To do: Leave out any pictures and transcribe all other data below exactly.
^^^^^^^^
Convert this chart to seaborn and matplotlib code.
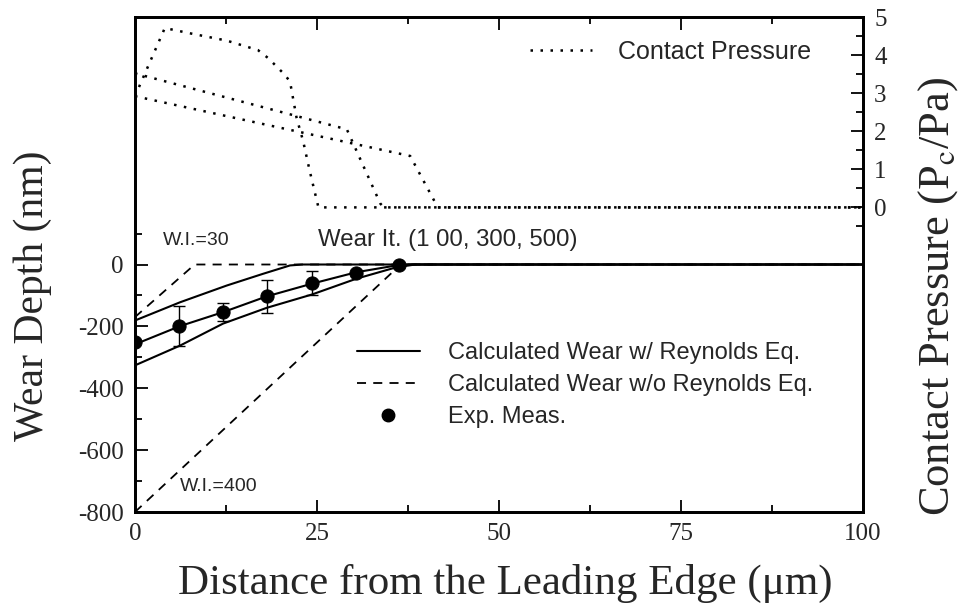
import matplotlib
matplotlib.use("Agg")
import matplotlib.pyplot as plt
import seaborn as sns
import pandas as pd
from matplotlib.lines import Line2D
from matplotlib.ticker import FixedLocator, NullFormatter

# ---------------- data ----------------
# wear depth with Reynolds eq. (three wear iterations)
rey_x1 = [0, 6.2, 12.6, 17.6, 21.3, 23.0, 100]
rey_y1 = [-181, -122, -68, -30, -3, 0, 0]
rey_x2 = [0, 6.2, 12.1, 18.1, 24.3, 30.4, 35.9, 37.5, 100]
rey_y2 = [-258, -199, -154, -103, -62, -25, -3, 0, 0]
rey_x3 = [0, 6.2, 12.1, 18.1, 24.3, 30.4, 35.9, 38.5, 100]
rey_y3 = [-326, -262, -191, -140, -97, -46, -9, 0, 0]
# wear depth without Reynolds eq.
norey_x1 = [0, 8.2, 100]
norey_y1 = [-170, 0, 0]
norey_x2 = [0, 36.5, 100]
norey_y2 = [-800, 0, 0]
# experimental measurements
exp_x = [0, 6.1, 12.1, 18.2, 24.3, 30.3, 36.3]
exp_y = [-250, -200, -154, -103, -59, -27, -1]
exp_err = [0, 65, 28, 54, 39, 0, 0]
# contact pressure (three wear iterations)
pc_x1 = [0, 4.1, 7.6, 12.6, 16.9, 18.3, 20.6, 21.3, 22.2, 23.1, 24.0, 25.2, 100]
pc_y1 = [2.92, 4.71, 4.57, 4.38, 4.13, 3.92, 3.48, 3.30, 2.35, 1.74, 0.96, 0, 0]
pc_x2 = [0, 29.1, 33.7, 34.2, 100]
pc_y2 = [3.52, 2.05, 0.10, 0, 0]
pc_x3 = [0, 37.8, 41.2, 41.6, 100]
pc_y3 = [2.92, 1.35, 0.14, 0, 0]

x_ticks = [0, 25, 50, 75, 100]
wear_ticks = [-800, -600, -400, -200, 0]
pc_ticks = [0, 1, 2, 3, 4, 5]

# ---------------- style ----------------
sns.set_style("ticks")
plt.rcParams['font.family'] = ['Liberation Serif', 'DejaVu Serif']
plt.rcParams['mathtext.fontset'] = 'stix'
SANS = ['Liberation Sans', 'DejaVu Sans']

fig = plt.figure(figsize=(9.62, 6.05), dpi=100)
ax = fig.add_axes([0.1403, 0.1537, 0.7568, 0.8182])
ax2 = ax.twinx()

DOT = (0, (1, 3))
DASH = (0, (5, 4))
lw = 1.5

for xs, ys in [(rey_x1, rey_y1), (rey_x2, rey_y2), (rey_x3, rey_y3)]:
    sns.lineplot(x=xs, y=ys, ax=ax, color='black', lw=lw, estimator=None, sort=False)
for xs, ys in [(norey_x1, norey_y1), (norey_x2, norey_y2)]:
    sns.lineplot(x=xs, y=ys, ax=ax, color='black', lw=1.3, ls=DASH, estimator=None, sort=False)

ax.errorbar(exp_x, exp_y, yerr=exp_err, fmt='none', ecolor='black', elinewidth=1.0,
            capsize=4, capthick=1.0)
sns.scatterplot(x=exp_x, y=exp_y, ax=ax, color='black', s=90, edgecolor='black', zorder=5)

for xs, ys in [(pc_x1, pc_y1), (pc_x2, pc_y2), (pc_x3, pc_y3)]:
    sns.lineplot(x=xs, y=ys, ax=ax2, color='black', lw=1.8, ls=DOT, estimator=None, sort=False)

ax.set_xlim(0, 100)
ax.set_ylim(-800, 800)
ax2.set_ylim(-8, 5)

# ticks
ax.xaxis.set_major_locator(FixedLocator(x_ticks))
ax.xaxis.set_minor_locator(FixedLocator([12.5, 37.5, 62.5, 87.5]))
ax.yaxis.set_major_locator(FixedLocator(wear_ticks))
ax.yaxis.set_minor_locator(FixedLocator([-700, -500, -300, -100, 100]))
ax2.yaxis.set_major_locator(FixedLocator(pc_ticks))
ax2.yaxis.set_minor_locator(FixedLocator([-0.5, 0.5, 1.5, 2.5, 3.5, 4.5]))
ax.set_xticklabels([str(t) for t in x_ticks])
ax.set_yticklabels([str(t) for t in wear_ticks])
ax2.set_yticklabels([str(t) for t in pc_ticks])

ax.tick_params(axis='x', which='both', direction='in', top=True, bottom=True, labelsize=18, pad=8)
ax.tick_params(axis='y', which='both', direction='in', left=True, right=False, labelsize=18, pad=8)
ax2.tick_params(axis='y', which='both', direction='in', right=True, left=False, labelsize=18, pad=8)
for a in (ax, ax2):
    a.tick_params(which='major', length=9, width=1.3, color='black')
    a.tick_params(which='minor', length=5, width=1.3, color='black')
    for s in a.spines.values():
        s.set_linewidth(2)
        s.set_color('black')

ax.set_xlabel('Distance from the Leading Edge (μm)', fontsize=31)
ax.xaxis.set_label_coords(0.508, -0.105)
ax.set_ylabel('Wear Depth (nm)', fontsize=30)
ax.yaxis.set_label_coords(-0.114, 0.437)
ax2.set_ylabel('Contact Pressure (P$_{\\rm c}$/Pa)', fontsize=32)
ax2.yaxis.set_label_coords(1.073, 0.436)

# annotations
ax.text(3.85, 78, 'W.I.=30', family=SANS, fontsize=14, va='center', ha='left')
ax.text(25.1, 80, 'Wear It. (1 00, 300, 500)', family=SANS, fontsize=17.3, va='center', ha='left')
ax.text(6.2, -719, 'W.I.=400', family=SANS, fontsize=14, va='center', ha='left')

handles = [Line2D([], [], color='black', lw=lw),
           Line2D([], [], color='black', lw=1.3, ls=DASH),
           Line2D([], [], color='black', marker='o', ls='none', markersize=9)]
labels = ['Calculated Wear w/ Reynolds Eq.', 'Calculated Wear w/o Reynolds Eq.', 'Exp. Meas.']
ax.legend(handles, labels, loc='upper left', bbox_to_anchor=(0.371, 0.434),
          bbox_transform=fig.transFigure, frameon=False, borderpad=0, borderaxespad=0,
          handlelength=2.67, handletextpad=1.19, labelspacing=0.42,
          prop={'family': SANS, 'size': 17})
ax2.legend([Line2D([], [], color='black', lw=1.8, ls=DOT)], ['Contact Pressure'],
           loc='upper left', bbox_to_anchor=(0.551, 0.934), bbox_transform=fig.transFigure,
           frameon=False, borderpad=0, borderaxespad=0, handlelength=2.48, handletextpad=1.04,
           prop={'family': SANS, 'size': 18})

fig.savefig('out.png', dpi=100)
^^^^^^^^
Task answer:
Convert this chart to seaborn and matplotlib code.
import matplotlib
matplotlib.use("Agg")
import matplotlib.pyplot as plt
import seaborn as sns
import pandas as pd
from matplotlib.lines import Line2D
from matplotlib.ticker import FixedLocator, NullFormatter

# ---------------- data ----------------
# wear depth with Reynolds eq. (three wear iterations)
rey_x1 = [0, 6.2, 12.6, 17.6, 21.3, 23.0, 100]
rey_y1 = [-181, -122, -68, -30, -3, 0, 0]
rey_x2 = [0, 6.2, 12.1, 18.1, 24.3, 30.4, 35.9, 37.5, 100]
rey_y2 = [-258, -199, -154, -103, -62, -25, -3, 0, 0]
rey_x3 = [0, 6.2, 12.1, 18.1, 24.3, 30.4, 35.9, 38.5, 100]
rey_y3 = [-326, -262, -191, -140, -97, -46, -9, 0, 0]
# wear depth without Reynolds eq.
norey_x1 = [0, 8.2, 100]
norey_y1 = [-170, 0, 0]
norey_x2 = [0, 36.5, 100]
norey_y2 = [-800, 0, 0]
# experimental measurements
exp_x = [0, 6.1, 12.1, 18.2, 24.3, 30.3, 36.3]
exp_y = [-250, -200, -154, -103, -59, -27, -1]
exp_err = [0, 65, 28, 54, 39, 0, 0]
# contact pressure (three wear iterations)
pc_x1 = [0, 4.1, 7.6, 12.6, 16.9, 18.3, 20.6, 21.3, 22.2, 23.1, 24.0, 25.2, 100]
pc_y1 = [2.92, 4.71, 4.57, 4.38, 4.13, 3.92, 3.48, 3.30, 2.35, 1.74, 0.96, 0, 0]
pc_x2 = [0, 29.1, 33.7, 34.2, 100]
pc_y2 = [3.52, 2.05, 0.10, 0, 0]
pc_x3 = [0, 37.8, 41.2, 41.6, 100]
pc_y3 = [2.92, 1.35, 0.14, 0, 0]

x_ticks = [0, 25, 50, 75, 100]
wear_ticks = [-800, -600, -400, -200, 0]
pc_ticks = [0, 1, 2, 3, 4, 5]

# ---------------- style ----------------
sns.set_style("ticks")
plt.rcParams['font.family'] = ['Liberation Serif', 'DejaVu Serif']
plt.rcParams['mathtext.fontset'] = 'stix'
SANS = ['Liberation Sans', 'DejaVu Sans']

fig = plt.figure(figsize=(9.62, 6.05), dpi=100)
ax = fig.add_axes([0.1403, 0.1537, 0.7568, 0.8182])
ax2 = ax.twinx()

DOT = (0, (1, 3))
DASH = (0, (5, 4))
lw = 1.5

for xs, ys in [(rey_x1, rey_y1), (rey_x2, rey_y2), (rey_x3, rey_y3)]:
    sns.lineplot(x=xs, y=ys, ax=ax, color='black', lw=lw, estimator=None, sort=False)
for xs, ys in [(norey_x1, norey_y1), (norey_x2, norey_y2)]:
    sns.lineplot(x=xs, y=ys, ax=ax, color='black', lw=1.3, ls=DASH, estimator=None, sort=False)

ax.errorbar(exp_x, exp_y, yerr=exp_err, fmt='none', ecolor='black', elinewidth=1.0,
            capsize=4, capthick=1.0)
sns.scatterplot(x=exp_x, y=exp_y, ax=ax, color='black', s=90, edgecolor='black', zorder=5)

for xs, ys in [(pc_x1, pc_y1), (pc_x2, pc_y2), (pc_x3, pc_y3)]:
    sns.lineplot(x=xs, y=ys, ax=ax2, color='black', lw=1.8, ls=DOT, estimator=None, sort=False)

ax.set_xlim(0, 100)
ax.set_ylim(-800, 800)
ax2.set_ylim(-8, 5)

# ticks
ax.xaxis.set_major_locator(FixedLocator(x_ticks))
ax.xaxis.set_minor_locator(FixedLocator([12.5, 37.5, 62.5, 87.5]))
ax.yaxis.set_major_locator(FixedLocator(wear_ticks))
ax.yaxis.set_minor_locator(FixedLocator([-700, -500, -300, -100, 100]))
ax2.yaxis.set_major_locator(FixedLocator(pc_ticks))
ax2.yaxis.set_minor_locator(FixedLocator([-0.5, 0.5, 1.5, 2.5, 3.5, 4.5]))
ax.set_xticklabels([str(t) for t in x_ticks])
ax.set_yticklabels([str(t) for t in wear_ticks])
ax2.set_yticklabels([str(t) for t in pc_ticks])

ax.tick_params(axis='x', which='both', direction='in', top=True, bottom=True, labelsize=18, pad=8)
ax.tick_params(axis='y', which='both', direction='in', left=True, right=False, labelsize=18, pad=8)
ax2.tick_params(axis='y', which='both', direction='in', right=True, left=False, labelsize=18, pad=8)
for a in (ax, ax2):
    a.tick_params(which='major', length=9, width=1.3, color='black')
    a.tick_params(which='minor', length=5, width=1.3, color='black')
    for s in a.spines.values():
        s.set_linewidth(2)
        s.set_color('black')

ax.set_xlabel('Distance from the Leading Edge (μm)', fontsize=31)
ax.xaxis.set_label_coords(0.508, -0.105)
ax.set_ylabel('Wear Depth (nm)', fontsize=30)
ax.yaxis.set_label_coords(-0.114, 0.437)
ax2.set_ylabel('Contact Pressure (P$_{\\rm c}$/Pa)', fontsize=32)
ax2.yaxis.set_label_coords(1.073, 0.436)

# annotations
ax.text(3.85, 78, 'W.I.=30', family=SANS, fontsize=14, va='center', ha='left')
ax.text(25.1, 80, 'Wear It. (1 00, 300, 500)', family=SANS, fontsize=17.3, va='center', ha='left')
ax.text(6.2, -719, 'W.I.=400', family=SANS, fontsize=14, va='center', ha='left')

handles = [Line2D([], [], color='black', lw=lw),
           Line2D([], [], color='black', lw=1.3, ls=DASH),
           Line2D([], [], color='black', marker='o', ls='none', markersize=9)]
labels = ['Calculated Wear w/ Reynolds Eq.', 'Calculated Wear w/o Reynolds Eq.', 'Exp. Meas.']
ax.legend(handles, labels, loc='upper left', bbox_to_anchor=(0.371, 0.434),
          bbox_transform=fig.transFigure, frameon=False, borderpad=0, borderaxespad=0,
          handlelength=2.67, handletextpad=1.19, labelspacing=0.42,
          prop={'family': SANS, 'size': 17})
ax2.legend([Line2D([], [], color='black', lw=1.8, ls=DOT)], ['Contact Pressure'],
           loc='upper left', bbox_to_anchor=(0.551, 0.934), bbox_transform=fig.transFigure,
           frameon=False, borderpad=0, borderaxespad=0, handlelength=2.48, handletextpad=1.04,
           prop={'family': SANS, 'size': 18})

fig.savefig('out.png', dpi=100)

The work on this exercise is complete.